> [Exercise aim]:
Quote every line of the data below as it stands, omitting pictures.

> [Supplied material]:
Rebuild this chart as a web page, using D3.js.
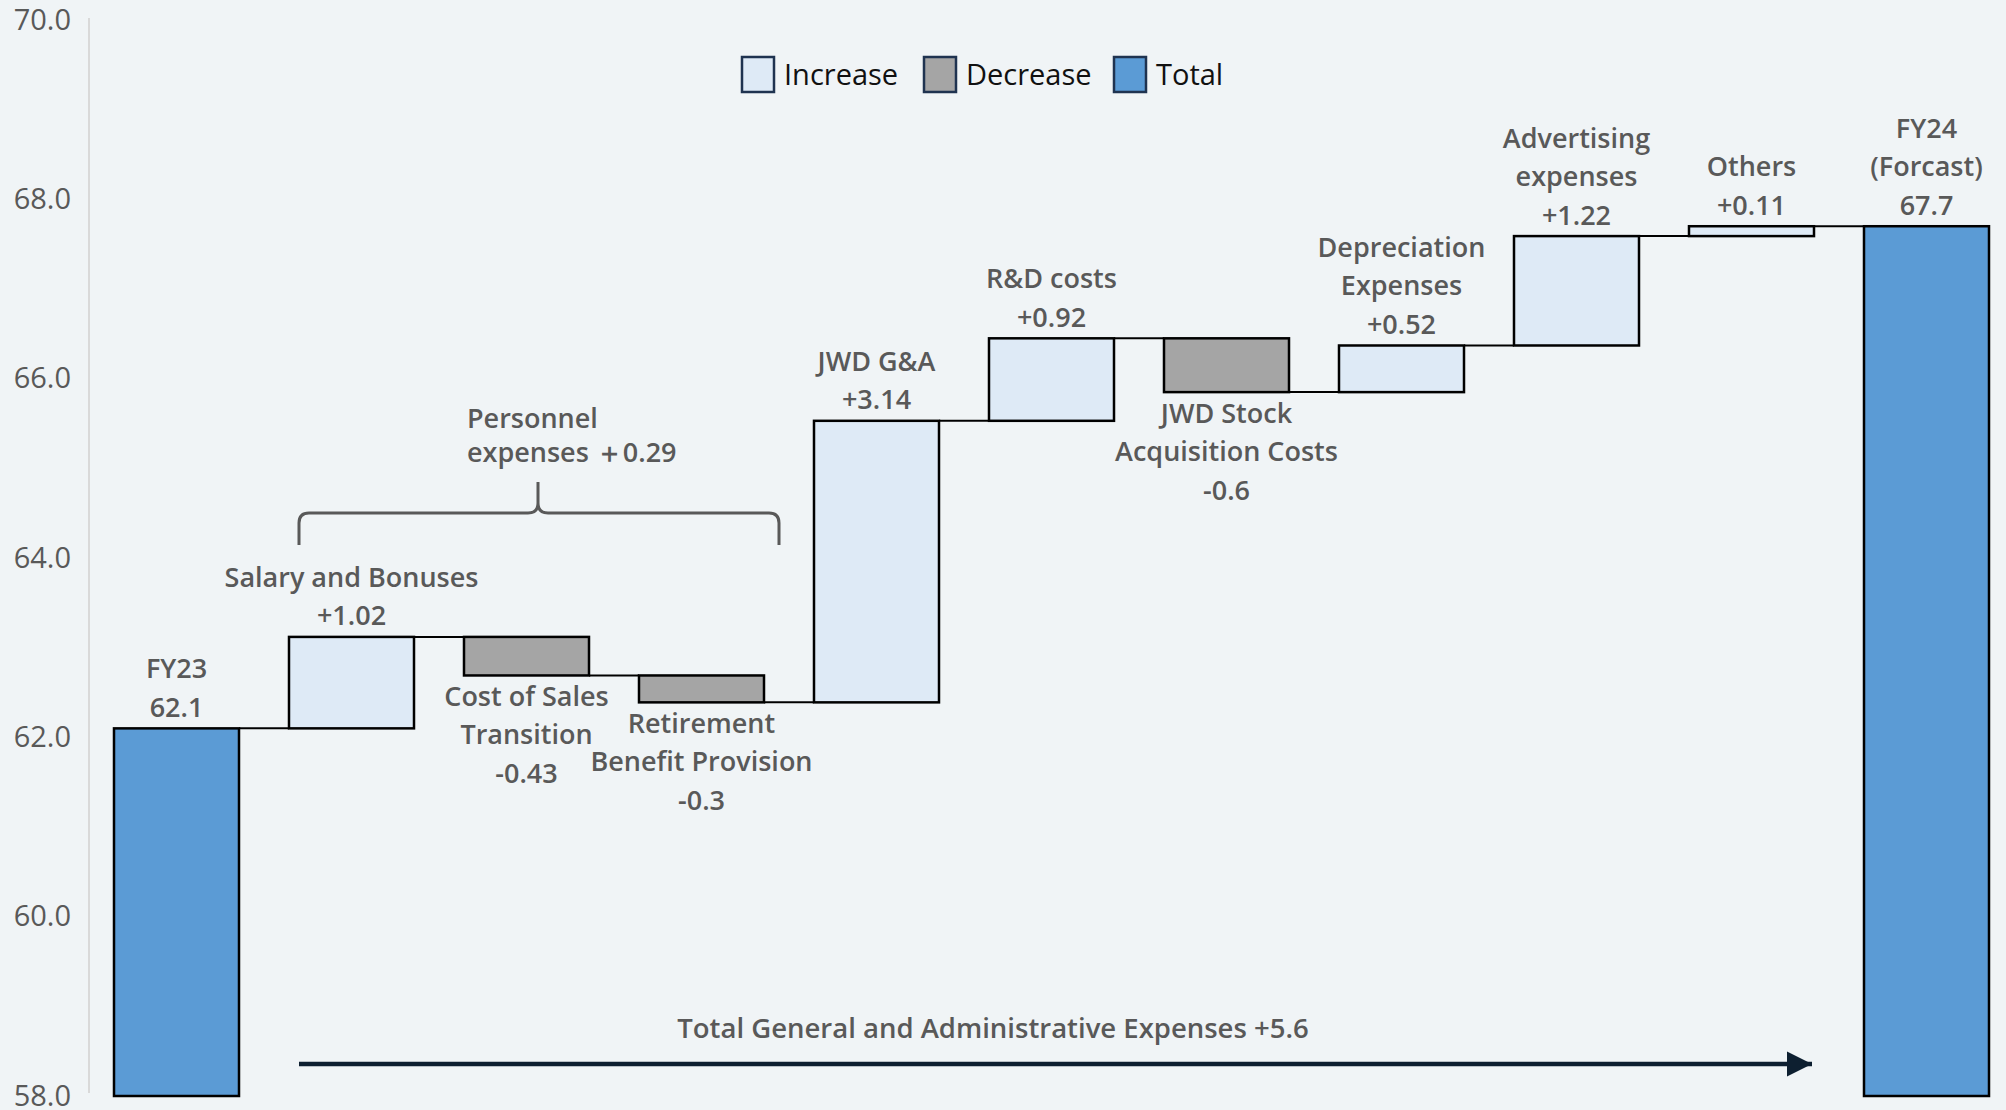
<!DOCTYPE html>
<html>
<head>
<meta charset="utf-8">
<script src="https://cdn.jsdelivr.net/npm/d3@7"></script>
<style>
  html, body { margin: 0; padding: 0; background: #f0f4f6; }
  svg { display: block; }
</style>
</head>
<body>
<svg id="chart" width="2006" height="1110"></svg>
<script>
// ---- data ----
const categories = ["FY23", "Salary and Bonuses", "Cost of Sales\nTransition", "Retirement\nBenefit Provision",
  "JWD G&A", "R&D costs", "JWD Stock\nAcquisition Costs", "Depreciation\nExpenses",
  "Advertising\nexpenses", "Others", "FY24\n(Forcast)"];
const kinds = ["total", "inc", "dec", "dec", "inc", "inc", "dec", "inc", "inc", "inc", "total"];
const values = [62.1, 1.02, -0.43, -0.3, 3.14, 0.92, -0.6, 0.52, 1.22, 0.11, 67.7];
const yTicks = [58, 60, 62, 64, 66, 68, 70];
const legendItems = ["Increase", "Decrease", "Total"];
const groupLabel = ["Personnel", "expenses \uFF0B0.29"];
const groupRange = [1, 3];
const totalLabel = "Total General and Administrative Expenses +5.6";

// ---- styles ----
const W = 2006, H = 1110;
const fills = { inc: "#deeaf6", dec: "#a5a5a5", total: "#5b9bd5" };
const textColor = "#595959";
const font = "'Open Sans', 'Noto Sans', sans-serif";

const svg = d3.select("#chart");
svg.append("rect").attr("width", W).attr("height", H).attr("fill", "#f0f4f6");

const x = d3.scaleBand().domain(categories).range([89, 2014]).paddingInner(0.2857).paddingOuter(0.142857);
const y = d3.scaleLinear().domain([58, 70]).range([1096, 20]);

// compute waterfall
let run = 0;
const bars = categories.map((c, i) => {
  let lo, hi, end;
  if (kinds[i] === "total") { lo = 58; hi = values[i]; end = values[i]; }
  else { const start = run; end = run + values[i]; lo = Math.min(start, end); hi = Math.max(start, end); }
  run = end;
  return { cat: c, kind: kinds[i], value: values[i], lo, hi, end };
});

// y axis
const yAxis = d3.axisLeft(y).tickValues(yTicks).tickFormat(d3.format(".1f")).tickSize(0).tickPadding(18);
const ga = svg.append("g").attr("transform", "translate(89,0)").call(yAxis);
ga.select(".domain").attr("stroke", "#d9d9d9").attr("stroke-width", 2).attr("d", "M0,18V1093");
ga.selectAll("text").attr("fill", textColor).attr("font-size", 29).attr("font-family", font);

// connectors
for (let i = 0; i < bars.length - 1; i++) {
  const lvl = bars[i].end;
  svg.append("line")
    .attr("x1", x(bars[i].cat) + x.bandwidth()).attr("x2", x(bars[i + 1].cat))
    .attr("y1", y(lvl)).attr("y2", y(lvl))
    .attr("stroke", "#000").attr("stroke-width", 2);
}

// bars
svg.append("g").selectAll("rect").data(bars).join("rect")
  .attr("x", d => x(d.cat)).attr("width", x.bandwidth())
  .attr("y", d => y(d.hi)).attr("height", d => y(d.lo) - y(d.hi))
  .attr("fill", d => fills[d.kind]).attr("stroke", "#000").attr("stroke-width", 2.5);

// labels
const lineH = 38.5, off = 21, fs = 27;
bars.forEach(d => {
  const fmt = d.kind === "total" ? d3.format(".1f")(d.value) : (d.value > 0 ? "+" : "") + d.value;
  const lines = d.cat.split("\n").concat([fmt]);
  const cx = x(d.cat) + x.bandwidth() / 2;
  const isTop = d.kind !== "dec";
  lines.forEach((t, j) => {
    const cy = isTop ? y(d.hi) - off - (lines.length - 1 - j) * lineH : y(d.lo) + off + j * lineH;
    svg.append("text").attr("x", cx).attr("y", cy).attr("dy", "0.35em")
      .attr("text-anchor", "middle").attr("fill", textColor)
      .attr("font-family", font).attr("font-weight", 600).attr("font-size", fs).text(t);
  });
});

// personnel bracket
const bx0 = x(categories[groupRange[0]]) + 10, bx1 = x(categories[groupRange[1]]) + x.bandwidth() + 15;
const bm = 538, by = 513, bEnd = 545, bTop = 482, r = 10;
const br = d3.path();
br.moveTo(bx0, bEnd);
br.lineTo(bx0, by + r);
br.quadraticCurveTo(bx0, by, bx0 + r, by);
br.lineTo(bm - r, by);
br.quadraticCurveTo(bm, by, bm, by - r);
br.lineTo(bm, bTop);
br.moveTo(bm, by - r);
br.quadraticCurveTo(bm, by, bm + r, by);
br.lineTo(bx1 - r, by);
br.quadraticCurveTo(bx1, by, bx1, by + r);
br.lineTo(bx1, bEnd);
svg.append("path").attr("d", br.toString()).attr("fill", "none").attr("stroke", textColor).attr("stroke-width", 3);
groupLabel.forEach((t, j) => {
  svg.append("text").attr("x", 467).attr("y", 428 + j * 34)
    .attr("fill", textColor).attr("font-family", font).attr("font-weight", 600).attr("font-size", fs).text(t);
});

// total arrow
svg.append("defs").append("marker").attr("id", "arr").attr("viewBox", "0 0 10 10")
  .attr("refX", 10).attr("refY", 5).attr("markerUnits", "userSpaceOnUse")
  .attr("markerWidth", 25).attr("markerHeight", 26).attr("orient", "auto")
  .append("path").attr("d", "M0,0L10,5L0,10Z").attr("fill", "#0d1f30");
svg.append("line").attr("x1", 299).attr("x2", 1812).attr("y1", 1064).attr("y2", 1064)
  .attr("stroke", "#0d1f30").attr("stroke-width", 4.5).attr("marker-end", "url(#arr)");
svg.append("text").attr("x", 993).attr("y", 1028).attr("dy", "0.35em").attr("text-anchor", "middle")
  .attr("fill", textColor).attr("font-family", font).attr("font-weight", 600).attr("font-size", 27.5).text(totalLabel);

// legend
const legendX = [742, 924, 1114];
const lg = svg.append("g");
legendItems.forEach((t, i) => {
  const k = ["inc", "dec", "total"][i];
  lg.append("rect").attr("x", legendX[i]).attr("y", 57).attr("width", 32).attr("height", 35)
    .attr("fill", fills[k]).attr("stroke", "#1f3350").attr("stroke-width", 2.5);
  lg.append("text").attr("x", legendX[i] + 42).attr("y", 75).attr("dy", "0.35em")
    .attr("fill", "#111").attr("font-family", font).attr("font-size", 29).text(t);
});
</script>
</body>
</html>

> [Result of the exercise]:
Rebuild this chart as a web page, using D3.js.
<!DOCTYPE html>
<html>
<head>
<meta charset="utf-8">
<script src="https://cdn.jsdelivr.net/npm/d3@7"></script>
<style>
  html, body { margin: 0; padding: 0; background: #f0f4f6; }
  svg { display: block; }
</style>
</head>
<body>
<svg id="chart" width="2006" height="1110"></svg>
<script>
// ---- data ----
const categories = ["FY23", "Salary and Bonuses", "Cost of Sales\nTransition", "Retirement\nBenefit Provision",
  "JWD G&A", "R&D costs", "JWD Stock\nAcquisition Costs", "Depreciation\nExpenses",
  "Advertising\nexpenses", "Others", "FY24\n(Forcast)"];
const kinds = ["total", "inc", "dec", "dec", "inc", "inc", "dec", "inc", "inc", "inc", "total"];
const values = [62.1, 1.02, -0.43, -0.3, 3.14, 0.92, -0.6, 0.52, 1.22, 0.11, 67.7];
const yTicks = [58, 60, 62, 64, 66, 68, 70];
const legendItems = ["Increase", "Decrease", "Total"];
const groupLabel = ["Personnel", "expenses \uFF0B0.29"];
const groupRange = [1, 3];
const totalLabel = "Total General and Administrative Expenses +5.6";

// ---- styles ----
const W = 2006, H = 1110;
const fills = { inc: "#deeaf6", dec: "#a5a5a5", total: "#5b9bd5" };
const textColor = "#595959";
const font = "'Open Sans', 'Noto Sans', sans-serif";

const svg = d3.select("#chart");
svg.append("rect").attr("width", W).attr("height", H).attr("fill", "#f0f4f6");

const x = d3.scaleBand().domain(categories).range([89, 2014]).paddingInner(0.2857).paddingOuter(0.142857);
const y = d3.scaleLinear().domain([58, 70]).range([1096, 20]);

// compute waterfall
let run = 0;
const bars = categories.map((c, i) => {
  let lo, hi, end;
  if (kinds[i] === "total") { lo = 58; hi = values[i]; end = values[i]; }
  else { const start = run; end = run + values[i]; lo = Math.min(start, end); hi = Math.max(start, end); }
  run = end;
  return { cat: c, kind: kinds[i], value: values[i], lo, hi, end };
});

// y axis
const yAxis = d3.axisLeft(y).tickValues(yTicks).tickFormat(d3.format(".1f")).tickSize(0).tickPadding(18);
const ga = svg.append("g").attr("transform", "translate(89,0)").call(yAxis);
ga.select(".domain").attr("stroke", "#d9d9d9").attr("stroke-width", 2).attr("d", "M0,18V1093");
ga.selectAll("text").attr("fill", textColor).attr("font-size", 29).attr("font-family", font);

// connectors
for (let i = 0; i < bars.length - 1; i++) {
  const lvl = bars[i].end;
  svg.append("line")
    .attr("x1", x(bars[i].cat) + x.bandwidth()).attr("x2", x(bars[i + 1].cat))
    .attr("y1", y(lvl)).attr("y2", y(lvl))
    .attr("stroke", "#000").attr("stroke-width", 2);
}

// bars
svg.append("g").selectAll("rect").data(bars).join("rect")
  .attr("x", d => x(d.cat)).attr("width", x.bandwidth())
  .attr("y", d => y(d.hi)).attr("height", d => y(d.lo) - y(d.hi))
  .attr("fill", d => fills[d.kind]).attr("stroke", "#000").attr("stroke-width", 2.5);

// labels
const lineH = 38.5, off = 21, fs = 27;
bars.forEach(d => {
  const fmt = d.kind === "total" ? d3.format(".1f")(d.value) : (d.value > 0 ? "+" : "") + d.value;
  const lines = d.cat.split("\n").concat([fmt]);
  const cx = x(d.cat) + x.bandwidth() / 2;
  const isTop = d.kind !== "dec";
  lines.forEach((t, j) => {
    const cy = isTop ? y(d.hi) - off - (lines.length - 1 - j) * lineH : y(d.lo) + off + j * lineH;
    svg.append("text").attr("x", cx).attr("y", cy).attr("dy", "0.35em")
      .attr("text-anchor", "middle").attr("fill", textColor)
      .attr("font-family", font).attr("font-weight", 600).attr("font-size", fs).text(t);
  });
});

// personnel bracket
const bx0 = x(categories[groupRange[0]]) + 10, bx1 = x(categories[groupRange[1]]) + x.bandwidth() + 15;
const bm = 538, by = 513, bEnd = 545, bTop = 482, r = 10;
const br = d3.path();
br.moveTo(bx0, bEnd);
br.lineTo(bx0, by + r);
br.quadraticCurveTo(bx0, by, bx0 + r, by);
br.lineTo(bm - r, by);
br.quadraticCurveTo(bm, by, bm, by - r);
br.lineTo(bm, bTop);
br.moveTo(bm, by - r);
br.quadraticCurveTo(bm, by, bm + r, by);
br.lineTo(bx1 - r, by);
br.quadraticCurveTo(bx1, by, bx1, by + r);
br.lineTo(bx1, bEnd);
svg.append("path").attr("d", br.toString()).attr("fill", "none").attr("stroke", textColor).attr("stroke-width", 3);
groupLabel.forEach((t, j) => {
  svg.append("text").attr("x", 467).attr("y", 428 + j * 34)
    .attr("fill", textColor).attr("font-family", font).attr("font-weight", 600).attr("font-size", fs).text(t);
});

// total arrow
svg.append("defs").append("marker").attr("id", "arr").attr("viewBox", "0 0 10 10")
  .attr("refX", 10).attr("refY", 5).attr("markerUnits", "userSpaceOnUse")
  .attr("markerWidth", 25).attr("markerHeight", 26).attr("orient", "auto")
  .append("path").attr("d", "M0,0L10,5L0,10Z").attr("fill", "#0d1f30");
svg.append("line").attr("x1", 299).attr("x2", 1812).attr("y1", 1064).attr("y2", 1064)
  .attr("stroke", "#0d1f30").attr("stroke-width", 4.5).attr("marker-end", "url(#arr)");
svg.append("text").attr("x", 993).attr("y", 1028).attr("dy", "0.35em").attr("text-anchor", "middle")
  .attr("fill", textColor).attr("font-family", font).attr("font-weight", 600).attr("font-size", 27.5).text(totalLabel);

// legend
const legendX = [742, 924, 1114];
const lg = svg.append("g");
legendItems.forEach((t, i) => {
  const k = ["inc", "dec", "total"][i];
  lg.append("rect").attr("x", legendX[i]).attr("y", 57).attr("width", 32).attr("height", 35)
    .attr("fill", fills[k]).attr("stroke", "#1f3350").attr("stroke-width", 2.5);
  lg.append("text").attr("x", legendX[i] + 42).attr("y", 75).attr("dy", "0.35em")
    .attr("fill", "#111").attr("font-family", font).attr("font-size", 29).text(t);
});
</script>
</body>
</html>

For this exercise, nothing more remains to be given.